Dr. Michael W. Wakefield, Colorado State University – Pueblo, Colorado

ABSTRACT
AACSB accreditation standards require that “The school publishes a mission statement …and “…disseminates its mission statement widely…” This research studies how AACSB member schools are using internet presence as one means of disseminating their missions. The differences between accredited and non-accredited schools are analyzed for the business school mission. Ease of locating the mission statement is one variable studied.
INTRODUCTION
AACSB accrediting standards (AACSB 2006a) require that “The school publishes a mission statement or its equivalent that provides direction for making decisions,” “The school's mission statement is appropriate to higher education for management and consonant with the mission of any institution of which the school is a part,” andThe school disseminates its mission statement widely to interested parties.” This research studies how AACSB member schools are satisfying these requirements using their internet presence as one of many means of disseminating their mission to stakeholders. The research studies how easy it is to find a mission statement on a web site and how many clicks it takes from the initial school web page to locate the mission statement. The differences between member and accredited schools are analyzed for the business school mission.
This research is part of a long-term project on business school and university mission statements. This work focuses on AACSB member schools only, and on business school mission statements only.
PREVIOUS RESEARCH
A near-obsession over mission statement development in the business world was launched in the 1970’s and early 1980’s with management philosophies espousing the value of mission statements (Drucker, 1973; Peters and Waterman, 1982).

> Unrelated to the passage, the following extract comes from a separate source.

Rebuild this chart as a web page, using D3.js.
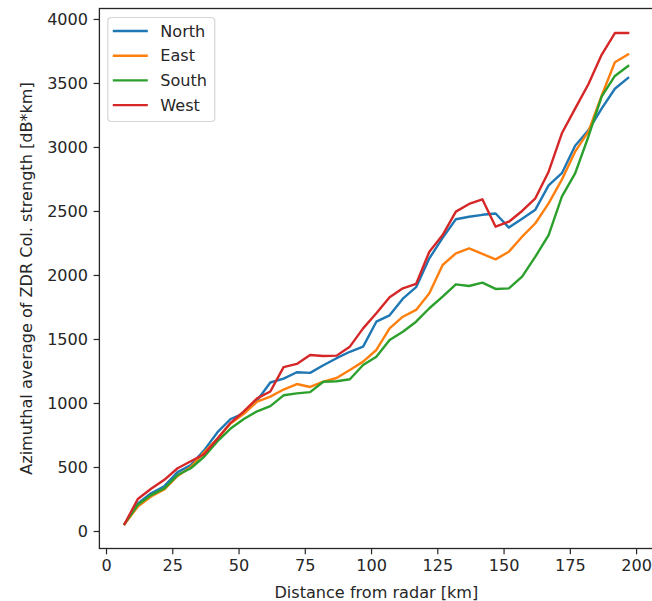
<!DOCTYPE html>
<html>
<head>
<meta charset="utf-8">
<script src="https://cdn.jsdelivr.net/npm/d3@7"></script>
<style>
  body { margin: 0; background: #fff; }
  text { font-family: "DejaVu Sans", sans-serif; fill: #262626; }
</style>
</head>
<body>
<svg id="chart" width="652" height="601"></svg>
<script>
// distance from radar [km]
const distance = [7, 12, 17, 22, 27, 32, 37, 42, 47, 52, 57, 62, 67, 72, 77, 82, 87, 92, 97, 102,
  107, 112, 117, 122, 127, 132, 137, 142, 147, 152, 157, 162, 167, 172, 177, 182, 187, 192, 197];

// azimuthal average of ZDR column strength [dB*km]
const north = [55, 215, 295, 350, 460, 515, 630, 770, 875, 920, 1020, 1160, 1190, 1240, 1235, 1295, 1350, 1400, 1440, 1635,
  1685, 1815, 1905, 2130, 2290, 2435, 2455, 2470, 2480, 2370, 2440, 2510, 2700, 2795, 3010, 3130, 3300, 3455, 3540];
const east = [55, 190, 270, 325, 430, 500, 615, 720, 840, 915, 1010, 1050, 1105, 1148, 1125, 1167, 1195, 1258, 1323, 1414,
  1583, 1674, 1727, 1857, 2078, 2169, 2208, 2165, 2122, 2182, 2299, 2404, 2560, 2745, 2963, 3120, 3400, 3662, 3724];
const south = [55, 205, 280, 333, 437, 490, 580, 700, 800, 875, 935, 975, 1060, 1075, 1085, 1166, 1170, 1185, 1297, 1362,
  1492, 1557, 1635, 1740, 1831, 1927, 1914, 1940, 1891, 1895, 1987, 2143, 2312, 2612, 2794, 3080, 3393, 3555, 3633];
const west = [55, 250, 330, 400, 490, 545, 600, 720, 845, 935, 1036, 1090, 1280, 1305, 1375, 1367, 1370, 1440, 1583, 1701,
  1826, 1896, 1930, 2182, 2312, 2495, 2555, 2591, 2377, 2416, 2500, 2599, 2807, 3107, 3300, 3490, 3720, 3890, 3890];

const seriesNames = ["North", "East", "South", "West"];
const seriesValues = [north, east, south, west];
const seriesColors = ["#1f77b4", "#ff7f0e", "#2ca02c", "#d62728"];

const xTicks = [0, 25, 50, 75, 100, 125, 150, 175, 200];
const yTicks = [0, 500, 1000, 1500, 2000, 2500, 3000, 3500, 4000];

const fontSize = 16.1;
const plot = { left: 99.4, right: 653.3, top: 8.5, bottom: 548.5 };

const svg = d3.select("#chart");

const x = d3.scaleLinear().domain([-2.5, 206.5]).range([plot.left, plot.right]);
const y = d3.scaleLinear().domain([-136.75, 4081.75]).range([plot.bottom, plot.top]);

svg.append("clipPath").attr("id", "clip")
  .append("rect")
  .attr("x", plot.left).attr("y", plot.top)
  .attr("width", plot.right - plot.left).attr("height", plot.bottom - plot.top);

// lines
const line = d3.line().x((d, i) => x(distance[i])).y(d => y(d));
svg.append("g")
  .attr("clip-path", "url(#clip)")
  .selectAll("path")
  .data(seriesValues)
  .join("path")
  .attr("d", d => line(d))
  .attr("fill", "none")
  .attr("stroke", (d, i) => seriesColors[i])
  .attr("stroke-width", 2.4)
  .attr("stroke-linejoin", "round")
  .attr("stroke-linecap", "square");

// axes
const xAxis = svg.append("g")
  .attr("transform", `translate(0,${plot.bottom})`)
  .call(d3.axisBottom(x).tickValues(xTicks).tickFormat(d3.format("d")).tickSize(5.8).tickPadding(5.5));
const yAxis = svg.append("g")
  .attr("transform", `translate(${plot.left},0)`)
  .call(d3.axisLeft(y).tickValues(yTicks).tickFormat(d3.format("d")).tickSize(5.8).tickPadding(5.5));

[xAxis, yAxis].forEach(g => {
  g.select(".domain").remove();
  g.selectAll(".tick line").attr("stroke", "#262626").attr("stroke-width", 1.2);
  g.selectAll(".tick text").attr("font-size", fontSize).attr("font-family", "DejaVu Sans").attr("fill", "#262626");
});

// spines
svg.append("rect")
  .attr("x", plot.left).attr("y", plot.top)
  .attr("width", plot.right - plot.left).attr("height", plot.bottom - plot.top)
  .attr("fill", "none").attr("stroke", "#262626").attr("stroke-width", 1.3);

// axis labels
svg.append("text")
  .attr("x", (plot.left + plot.right) / 2)
  .attr("y", 598)
  .attr("text-anchor", "middle")
  .attr("font-size", fontSize)
  .text("Distance from radar [km]");

svg.append("text")
  .attr("transform", `translate(32,${(plot.top + plot.bottom) / 2}) rotate(-90)`)
  .attr("text-anchor", "middle")
  .attr("font-size", fontSize)
  .text("Azimuthal average of ZDR Col. strength [dB*km]");

// legend
const legend = svg.append("g").attr("transform", "translate(107.8,17.5)");
legend.append("rect")
  .attr("width", 107).attr("height", 104)
  .attr("rx", 3.5)
  .attr("fill", "#fff").attr("fill-opacity", 0.8)
  .attr("stroke", "#d6d6d6").attr("stroke-width", 1.2);

const rows = legend.selectAll("g.row")
  .data(seriesNames)
  .join("g")
  .attr("class", "row")
  .attr("transform", (d, i) => `translate(0,${13.5 + i * 24.7})`);
rows.append("line")
  .attr("x1", 5).attr("x2", 40)
  .attr("stroke", (d, i) => seriesColors[i])
  .attr("stroke-width", 2.4);
rows.append("text")
  .attr("x", 52.5)
  .attr("dy", "0.36em")
  .attr("font-size", fontSize)
  .text(d => d);
</script>
</body>
</html>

Virtually every strategic management textbook offers a chapter, or at least a significant portion of a chapter, on mission statements and how to develop an effective mission statement (e.g., Dess, Lumpkin & Eisner, 2007; David, 2007; Parthasarthy, 2007; Thompson, Strickland III, & Gamble, 2007).

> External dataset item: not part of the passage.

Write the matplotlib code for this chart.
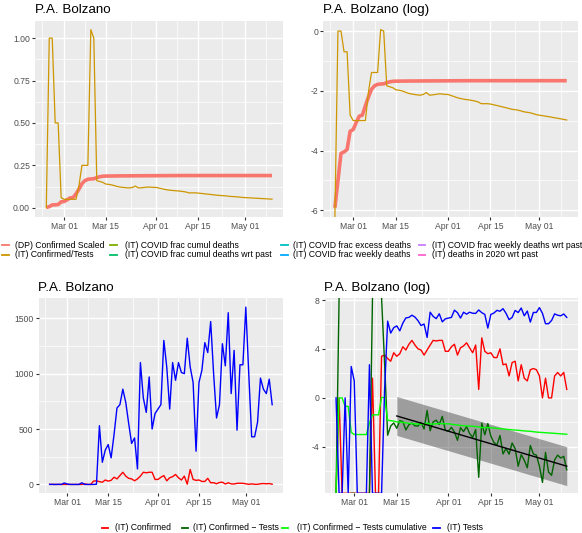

The process of developing a mission statement is viewed as an important first step in the strategic planning process (Keller, 1983; Pearce and David, 1987). A company’s mission statement should also articulate a present business purpose (Thompson, et. al, 2007), “the basis of competition and competitive advantage… and suggest that organizations must respond to multiple constituencies...” (Dess, et. al, 2007, p. 32). Others intimate that mission statements express a vision for the institutions future (Campbell & Yeung, 1991; Davies & Glaister, 1997; Martin, 1985).
The relationship between mission statements in for-profit organizations and financial performance of the firm is somewhat mixed. One study of mission statements (Bart and Baetz, 1998) shows that mission statements in for-profit organizations do not necessarily result in improved organizational performance. Pearce and David (1987), however, found a relationship between higher performing firms and comparatively more comprehensive mission statements. Sidhu (2004) found that firms with an explicit business-domain definition outperformed firms whose business-domain definition was vague. Establishing such definitions may have the effect of “staking out” turf in the industry, which sends a clear message to competitors where in the industry the firm intends to compete, and by silence in the mission statement, where the firm does not intend to compete, thereby allowing others to “stake their own claim.” So it appears that when care is taken in developing a comprehensive, yet specific mission statement, financial firm performance can be enhanced.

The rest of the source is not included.